Boys and girls, the May dew and the spring flowers are still here. In Edinburgh, as early as six o'clock on the first of May, one can see numbers of young people hiking up “Arthur ' s Seat” (peak of hills) to wash their faces with dew from its grassy slopes or its summit.

The idea that the fresh dew of a May morning can make our faces beautiful is an old-fashioned one. But some of us like it. It makes us think backward. Better still, our thoughts go forward too away to the beauty that is spoken of in the Bible, the beauty that comes from being in God's presence. The Bible is full of stories about beautiful people. They had the beauty that comes from doing kind actions, from being true, from having noble thoughts.

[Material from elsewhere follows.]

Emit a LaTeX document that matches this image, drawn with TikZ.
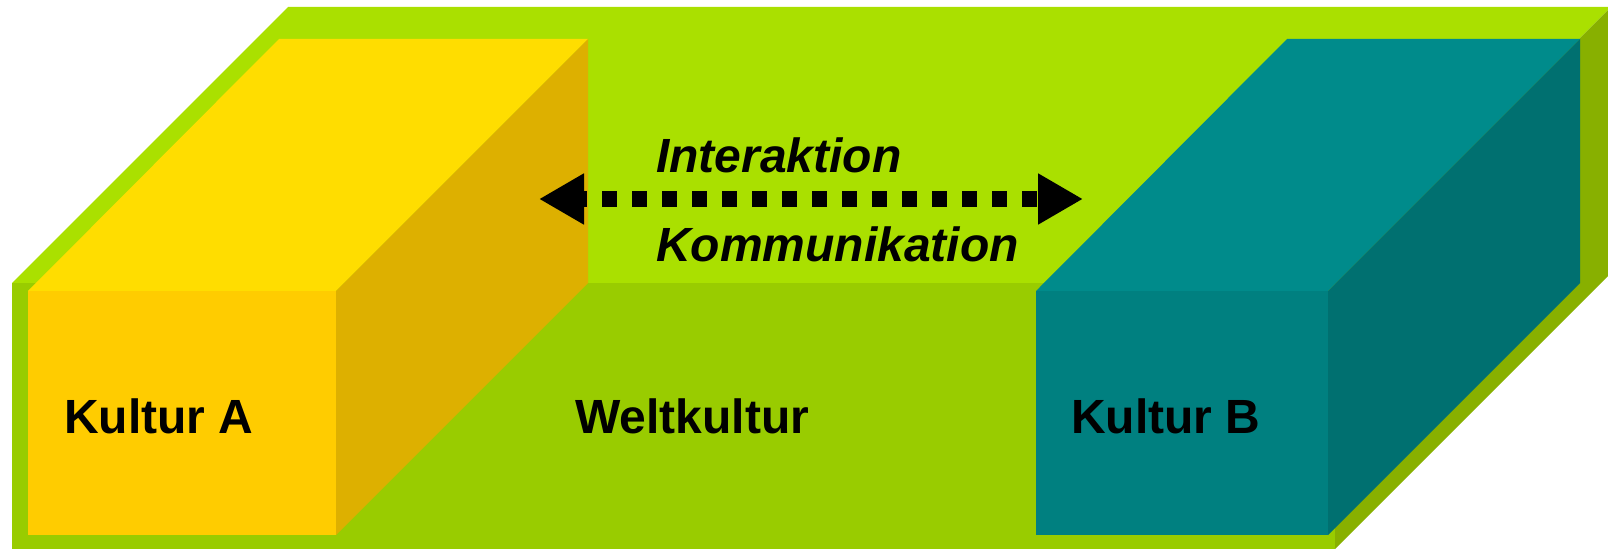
\documentclass[tikz,border=0pt]{standalone}
\usepackage{fontspec}
\setmainfont{Liberation Sans}
\usepackage{tikz}
\usetikzlibrary{arrows.meta,positioning,calc}

\definecolor{gtop}{HTML}{AAE000}
\definecolor{gfront}{HTML}{99CC00}
\definecolor{gside}{HTML}{88B000}
\definecolor{ytop}{HTML}{FFDD00}
\definecolor{yfront}{HTML}{FFCC00}
\definecolor{yside}{HTML}{DDB000}
\definecolor{ttop}{HTML}{008B8B}
\definecolor{tfront}{HTML}{008080}
\definecolor{tside}{HTML}{007070}

\begin{document}
\begin{tikzpicture}[x=1bp,y=-1bp,
  lab/.style={inner sep=0pt,anchor=base west,font=\fontsize{48bp}{56bp}\selectfont\bfseries},
  ilab/.style={lab,font=\fontsize{48bp}{56bp}\selectfont\bfseries\itshape},
  link/.style={{Triangle[length=45bp,width=48bp]}-{Triangle[length=45bp,width=48bp]},
    line width=16bp,dash pattern=on 15bp off 15bp,dash phase=9bp}]
\useasboundingbox[fill=white] (0,0) rectangle (1608,549);
% ---------- Weltkultur slab ----------
\fill[gtop] (12,283) -- (288,7) -- (1611,7) -- (1335,283) -- cycle;
\fill[gfront] (12,283) rectangle (1335,549);
\fill[gside] (1335,283) -- (1611,7) -- (1611,273) -- (1335,549) -- cycle;
% ---------- Kultur A cube ----------
\fill[ytop] (28,291) -- (279,39) -- (588,39) -- (336,291) -- cycle;
\fill[yfront] (28,291) rectangle (336,535);
\fill[yside] (336,291) -- (588,39) -- (588,283) -- (336,535) -- cycle;
% ---------- Kultur B cube ----------
\fill[ttop] (1036,291) -- (1287,39) -- (1580,39) -- (1328,291) -- cycle;
\fill[tfront] (1036,291) rectangle (1328,535);
\fill[tside] (1328,291) -- (1580,39) -- (1580,283) -- (1328,535) -- cycle;
% ---------- labels ----------
\node[lab] (kulturA) at (64,433) {Kultur A};
\node[lab] (welt) at (575,433) {Weltkultur};
\node[lab] (kulturB) at (1071,433) {Kultur B};
\node[ilab] (interakt) at (656,173) {Interaktion};
\node[ilab] (kommun) at (656,262) {Kommunikation};
% ---------- double arrow ----------
\coordinate (iL) at (539,199);
\coordinate (iR) at (1083,199);
\draw[link] (iL) -- (iR);
\end{tikzpicture}
\end{document}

A little girl was one day reading the Bible, and she came upon some verses that spoke of Heaven. “Grandpa,” she said, “my Bible says that those who are in heaven shall never hunger or thirst. I understand that; but it says that ‘ His name shall be on their foreheads! What does that mean, grandpa? Who will write the name of Jesus on their foreheads?”

“Why, they will write it themselves, of course, girlie.”

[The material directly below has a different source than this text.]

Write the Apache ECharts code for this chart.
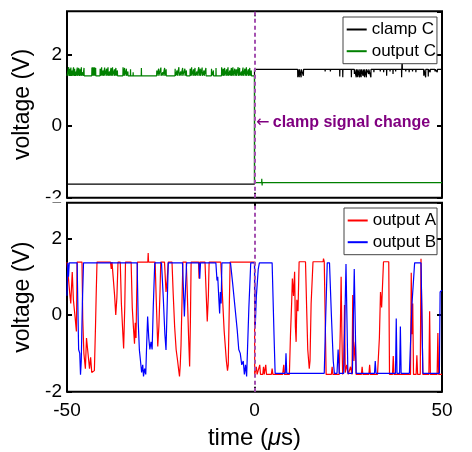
<!DOCTYPE html>
<html><head><meta charset="utf-8">
<script src="https://cdn.jsdelivr.net/npm/echarts@6/dist/echarts.min.js"></script>
<style>html,body{margin:0;padding:0;background:#fff}#c{width:472px;height:452px}</style>
</head><body><div id="c"></div>
<script>
// ---- data ----
const xTicks = [-50, 0, 50];
const yTicks = [-2, 0, 2];
const clampBefore = -1.62, clampAfter = 1.58;
const outCBefore = 1.40, outCAfter = -1.58;
const clampSpikeT = [11.5,11.9,12.4,13.0,18.8,19.5,20.2,21.0,22.7,23.5,25.8,26.6,27.1,27.5,28.0,28.4,28.9,29.3,29.8,30.4,31.0,31.8,33.5,34.4,35.2,36.1,36.9,37.6,39.2,39.35,40.3,41.2,42.1,43.0,45.1,45.6,46.3,46.8,48.1,48.7];
const clampSpikeV = [1.36,1.36,1.36,1.40,1.52,1.54,1.52,1.54,1.38,1.36,1.36,1.45,1.36,1.36,1.36,1.36,1.40,1.36,1.36,1.45,1.36,1.50,1.52,1.50,1.40,1.52,1.45,1.52,1.36,1.95,1.52,1.50,1.52,1.50,1.40,1.36,1.38,1.50,1.52,1.50];
const outCSpikeT = [-49.6,-49.3,-49.0,-48.7,-48.3,-48.0,-47.7,-47.3,-46.9,-46.6,-46.2,-45.8,-45.5,-43.4,-43.2,-43.0,-42.8,-42.6,-42.4,-41.2,-40.8,-40.4,-40.0,-39.5,-39.1,-38.7,-38.3,-37.9,-37.4,-37.0,-36.6,-35.1,-34.7,-34.2,-33.8,-33.1,-32.4,-30.2,-26.1,-25.6,-25.0,-24.5,-24.0,-23.6,-21.2,-20.7,-20.2,-19.7,-19.2,-18.6,-18.2,-17.2,-16.8,-16.3,-15.9,-15.4,-14.9,-14.5,-14.0,-13.5,-13.0,-11.5,-11.0,-10.3,-8.8,-8.4,-8.0,-7.5,-7.1,-6.6,-6.2,-5.8,-5.3,-4.9,-4.4,-4.0,-3.5,-3.1,-2.6,-2.2,-1.7,-1.3,-0.9];
const outCSpikeV = [1.64,1.60,1.63,1.55,1.64,1.60,1.52,1.63,1.62,1.58,1.64,1.50,1.62,1.63,1.64,1.63,1.64,1.63,1.62,1.60,1.64,1.55,1.63,1.60,1.64,1.52,1.62,1.64,1.58,1.62,1.55,1.64,1.62,1.60,1.52,1.58,1.50,1.62,1.55,1.60,1.63,1.50,1.62,1.58,1.60,1.55,1.64,1.52,1.62,1.60,1.55,1.60,1.64,1.58,1.62,1.52,1.64,1.60,1.63,1.55,1.62,1.60,1.55,1.62,1.64,1.60,1.62,1.58,1.64,1.55,1.62,1.64,1.60,1.58,1.64,1.62,1.52,1.63,1.60,1.64,1.58,1.62,1.55];
const outCAfterSpikeT = [1.9, 2.0];
const outCAfterSpikeV = [-1.47, -1.66];
const outputA = [[-50,1.38],[-49.7,1.38],[-49.3,0.6],[-49.0,0.3],[-48.6,1.12],[-48.3,0.4],[-47.8,-0.1],[-47.5,-0.43],[-47.3,1.38],[-46.0,1.38],[-45.8,-0.1],[-45.5,-1.0],[-45.1,-1.4],[-44.8,-0.6],[-44.5,-0.9],[-44.0,-1.4],[-43.7,-1.1],[-43.4,-1.5],[-43.0,-1.55],[-42.7,-1.45],[-42.4,-0.3],[-42.2,0.6],[-42.0,1.38],[-38.4,1.38],[-38.2,1.2],[-38.0,1.38],[-37.6,1.38],[-37.3,0.5],[-37.0,0.0],[-36.7,0.45],[-36.4,1.38],[-35.8,1.38],[-35.5,0.3],[-35.1,-0.5],[-34.9,-0.87],[-34.6,0.2],[-34.4,1.38],[-32.9,1.38],[-32.6,0.2],[-32.3,-0.3],[-32.0,-0.75],[-31.8,-0.2],[-31.6,-0.6],[-31.4,0.6],[-31.2,1.38],[-28.45,1.38],[-28.35,1.62],[-28.25,1.38],[-26.5,1.38],[-26.2,0.4],[-25.8,-0.82],[-25.5,-0.3],[-25.2,0.6],[-25.0,1.38],[-24.0,1.38],[-23.6,0.6],[-23.3,0.9],[-23.0,1.38],[-22.0,1.38],[-21.7,0.6],[-21.3,-0.3],[-20.9,-0.9],[-20.5,-1.2],[-20.2,-1.45],[-20.0,-1.6],[-19.8,-1.3],[-19.6,-0.8],[-19.3,0.5],[-19.1,1.38],[-18.2,1.38],[-17.9,0.5],[-17.6,-0.5],[-17.3,-1.34],[-17.1,-0.2],[-16.9,1.38],[-14.9,1.38],[-14.8,0.95],[-14.6,1.38],[-13.2,1.38],[-12.9,0.6],[-12.6,-0.17],[-12.3,0.5],[-12.1,1.38],[-9.0,1.38],[-8.7,0.8],[-8.4,0.2],[-8.1,-0.4],[-7.8,-0.8],[-7.5,-1.2],[-7.2,-1.45],[-7.0,-1.3],[-6.8,-0.2],[-6.5,1.38],[0,1.38],[0.05,-1.55],[0.3,-1.55],[0.5,-1.35],[0.7,-1.55],[1.2,-1.55],[1.4,-1.3],[1.6,-1.55],[2.2,-1.55],[2.4,-1.35],[2.6,-1.55],[3.0,-1.3],[3.2,-1.55],[4.5,-1.55],[4.7,-1.4],[4.9,-1.55],[7.5,-1.55],[7.8,-1.3],[8.0,-1.55],[9.3,-1.55],[9.6,-0.5],[9.9,0.3],[10.1,0.95],[10.4,0.5],[10.7,1.13],[10.9,-0.3],[11.1,-0.7],[11.3,0.4],[11.6,0.1],[11.9,1.39],[13.6,1.39],[13.9,0.2],[14.2,-0.9],[14.6,-1.4],[14.8,-1.2],[15.1,0.3],[15.6,1.39],[18.3,1.39],[18.4,1.47],[18.6,1.39],[19.0,1.39],[19.1,-1.55],[20.5,-1.55],[20.7,-1.35],[20.9,-1.55],[22.6,-1.55],[22.9,-0.3],[23.1,1.0],[23.3,-0.5],[23.5,-1.55],[23.8,-1.3],[24.0,0.26],[24.2,-1.5],[24.6,-1.3],[25.0,-1.55],[25.6,-1.35],[26.0,-1.55],[26.2,0.52],[26.5,-1.2],[26.9,-0.7],[27.1,-1.55],[28.5,-1.55],[28.7,-1.35],[28.9,-1.55],[30.5,-1.55],[30.7,-1.3],[30.9,-1.55],[32.8,-1.55],[33.3,-0.6],[33.6,0.6],[33.9,0.2],[34.4,1.39],[35.8,1.39],[36.0,-1.55],[36.8,-1.55],[37.0,-1.07],[37.2,-1.55],[41.6,-1.55],[41.8,1.1],[42.0,-0.5],[42.2,0.3],[42.4,-1.55],[43.1,-1.55],[43.3,-1.05],[43.5,-1.55],[44.2,-1.55],[44.4,1.47],[44.7,-0.4],[44.9,-1.55],[46.5,-1.55],[46.7,0.1],[46.9,-1.55],[48.7,-1.55],[48.9,-0.47],[49.1,-1.55],[50,-1.55]];
const outputB = [[-50,0.5],[-49.8,1.36],[-49.6,1.0],[-49.4,1.36],[-47.3,1.36],[-47.1,0.2],[-46.9,-0.9],[-46.6,-1.0],[-46.4,-1.56],[-46.2,-1.2],[-45.9,0.3],[-45.6,1.36],[-31.3,1.36],[-31.0,-0.2],[-30.7,-0.91],[-30.4,-1.2],[-30.1,-1.5],[-29.8,-1.3],[-29.6,-1.6],[-29.3,-1.4],[-29.0,-1.55],[-28.8,-0.9],[-28.5,-0.04],[-28.2,-0.6],[-27.9,-0.9],[-27.6,-0.7],[-27.3,-0.9],[-27.0,0.2],[-26.6,1.36],[-24.8,1.36],[-24.3,0.4],[-23.9,-0.5],[-23.6,-0.91],[-23.3,0.2],[-23.0,1.36],[-19.2,1.36],[-18.9,0.5],[-18.7,-0.04],[-18.4,0.7],[-18.1,1.36],[-14.8,1.36],[-14.6,0.95],[-14.4,1.36],[-10.3,1.36],[-10.0,0.9],[-9.8,1.0],[-9.5,0.4],[-9.3,0.04],[-9.1,0.6],[-8.9,0.3],[-8.7,1.36],[-6.4,1.36],[-5.8,0.8],[-5.2,0.2],[-4.6,-0.4],[-4.2,-0.9],[-3.8,-1.0],[-3.4,-1.3],[-3.0,-1.2],[-2.7,-1.55],[-2.4,-1.3],[-2.1,-1.6],[-1.8,-1.55],[-1.5,0.2],[-1.0,1.36],[0,1.36],[0.2,-0.3],[0.5,0.5],[1.0,1.2],[1.3,1.36],[4.7,1.36],[5.2,-0.5],[5.5,-1.52],[8.2,-1.52],[8.4,-1.0],[8.6,-1.52],[18.6,-1.52],[19.0,0.0],[19.4,1.36],[20.0,1.36],[20.5,0.0],[21.0,-1.2],[21.3,-1.52],[22.0,-1.52],[22.3,-0.9],[22.6,-1.52],[23.8,-1.52],[24.4,1.33],[24.9,-1.52],[26.1,-1.52],[26.6,1.2],[27.1,-1.52],[32.0,-1.52],[32.2,-1.2],[32.4,-1.52],[37.6,-1.52],[37.8,-0.09],[38.0,-1.52],[38.7,-1.52],[38.9,-0.3],[39.1,-1.52],[41.3,-1.52],[42.0,0.3],[42.7,1.36],[44.4,1.36],[44.9,-1.52],[49.3,-1.52],[49.5,0.6],[50,0.65]];

// ---- helpers (build line data from the arrays) ----
function spiky(t0, t1, base, T, V) {
  const d = [[t0, base]];
  T.forEach((t, i) => { d.push([t, base], [t + 0.04, V[i]], [t + 0.08, base]); });
  d.push([t1, base]);
  return d;
}
const clampData = [[-50, clampBefore], [0, clampBefore]].concat(spiky(0, 50, clampAfter, clampSpikeT, clampSpikeV));
const outCData = spiky(-50, 0, outCBefore, outCSpikeT, outCSpikeV).concat(spiky(0, 50, outCAfter, outCAfterSpikeT, outCAfterSpikeV));

const font = '"Liberation Sans", Arial, sans-serif';
const tickStyle = {inside: true, length: 5, lineStyle: {color: '#000', width: 2}};

function xAx(grid, pos, labels, name) {
  return {type: 'value', gridIndex: grid, position: pos, min: -50, max: 50, interval: 50,
    axisLine: {show: false, onZero: false}, axisTick: tickStyle, splitLine: {show: false},
    axisLabel: {show: labels, color: '#000', fontSize: 19, fontFamily: font, margin: 10},
    name: name || '', nameLocation: 'middle', nameGap: 35,
    nameTextStyle: {color: '#000', fontSize: 24, fontFamily: font,
      rich: {i: {fontStyle: 'italic', fontSize: 24, fontFamily: font, color: '#000'}}}};
}
function yAx(grid, pos, max, labels) {
  return {type: 'value', gridIndex: grid, position: pos, min: -2, max: max, interval: 2,
    axisLine: {show: false, onZero: false}, axisTick: tickStyle, splitLine: {show: false},
    axisLabel: {show: labels, color: '#000', fontSize: 19, fontFamily: font, margin: 5,
      showMaxLabel: false, formatter: v => (yTicks.indexOf(v) >= 0 ? String(v) : '')},
    name: labels ? 'voltage (V)' : '', nameLocation: 'middle', nameGap: 22, nameRotate: 90,
    nameTextStyle: {color: '#000', fontSize: 23, fontFamily: font}};
}
const vline = {symbol: 'none', silent: true, label: {show: false}, animation: false,
  lineStyle: {color: '#a451b0', type: [4, 3], width: 2}, data: [{xAxis: xTicks[1]}]};
function ser(name, data, color, xi, yi, mark) {
  const s = {name, type: 'line', data, xAxisIndex: xi, yAxisIndex: yi, symbol: 'none', showSymbol: false,
    lineStyle: {color, width: 1.2}, itemStyle: {color}, animation: false, clip: true};
  if (mark) s.markLine = vline;
  return s;
}
const legendBase = {orient: 'vertical', padding: [4, 1, 4, 3.7], itemWidth: 20, itemHeight: 2, itemGap: 4.7,
  icon: 'rect', borderColor: '#444', borderWidth: 1, backgroundColor: '#fff', borderRadius: 0,
  textStyle: {fontSize: 17, lineHeight: 17, fontFamily: font, color: '#000'}};

const option = {
  backgroundColor: '#fff',
  animation: false,
  grid: [
    {left: 67, top: 11.3, width: 375, height: 186.4, show: true, borderColor: '#000', borderWidth: 2, backgroundColor: 'transparent'},
    {left: 67, top: 202.7, width: 375, height: 189, show: true, borderColor: '#000', borderWidth: 2, backgroundColor: 'transparent'}
  ],
  xAxis: [xAx(0, 'bottom', false), xAx(0, 'top', false), xAx(1, 'bottom', true, 'time ({i|μ}s)'), xAx(1, 'top', false)],
  yAxis: [yAx(0, 'left', 3.2, true), yAx(0, 'right', 3.2, false), yAx(1, 'left', 2.93, true), yAx(1, 'right', 2.93, false)],
  legend: [
    Object.assign({}, legendBase, {data: ['clamp C', 'output C'], left: 343, top: 17}),
    Object.assign({}, legendBase, {data: ['output A', 'output B'], left: 344, top: 208})
  ],
  series: [
    ser('clamp C', clampData, '#000000', 0, 0, false),
    ser('output C', outCData, '#008000', 0, 0, true),
    ser('output A', outputA, '#ff0000', 2, 2, false),
    ser('output B', outputB, '#0000ff', 2, 2, true)
  ],
  graphic: [
    {type: 'rect', left: 0, top: 198.6, z: 100, shape: {width: 66, height: 4}, style: {fill: '#fff'}},
    {type: 'text', left: 256, top: 115, z: 100, style: {
      text: '{a|←} {b|clamp signal change}',
      rich: {a: {fontSize: 16, fontFamily: '"DejaVu Sans", sans-serif', fill: '#800080'},
             b: {fontSize: 16, fontWeight: 'bold', fontFamily: font, fill: '#800080'}}}}
  ]
};
const chart = echarts.init(document.getElementById('c'), null, {renderer: 'canvas'});
chart.setOption(option);
</script>
</body></html>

“Write it themselves, grandpa! But how?”

“Why, Margery, we are every day writing the names of our masters on our foreheads. Some people make a sad mistake and serve sin, and sin stamps its seal upon their faces. Some serve care, and care brands their foreheads with deep wrinkles. But those who love the Lord Jesus, Margery, and walk with Him, and do His will, write the name of their dear Master on their forehead. They cannot help it.”

Margery looked up wonderingly into her grandfather's face. She glanced at the grey hair that, like a crown of glory, circled the old man's brow. She noticed more than that; she looked into his kind eyes. She flung her arms round the old man's neck, and cried, “I think I understand now, grandpa.”

That is a little American story I read the other day. And let me tell you something else that is very interesting. An eminent London photographer wrote an article for a educated paper. In the course of it he said that “one of the best evidences for religion is the type of face that the religious life produces.” “His name shall he on their foreheads

Getting into God's presence is like bathing your face with dew. It will give you such a feeling of happiness that you will never want to do a mean action. You will always want to be true, and you will be constantly trying to make everybody round you as happy as you are yourself.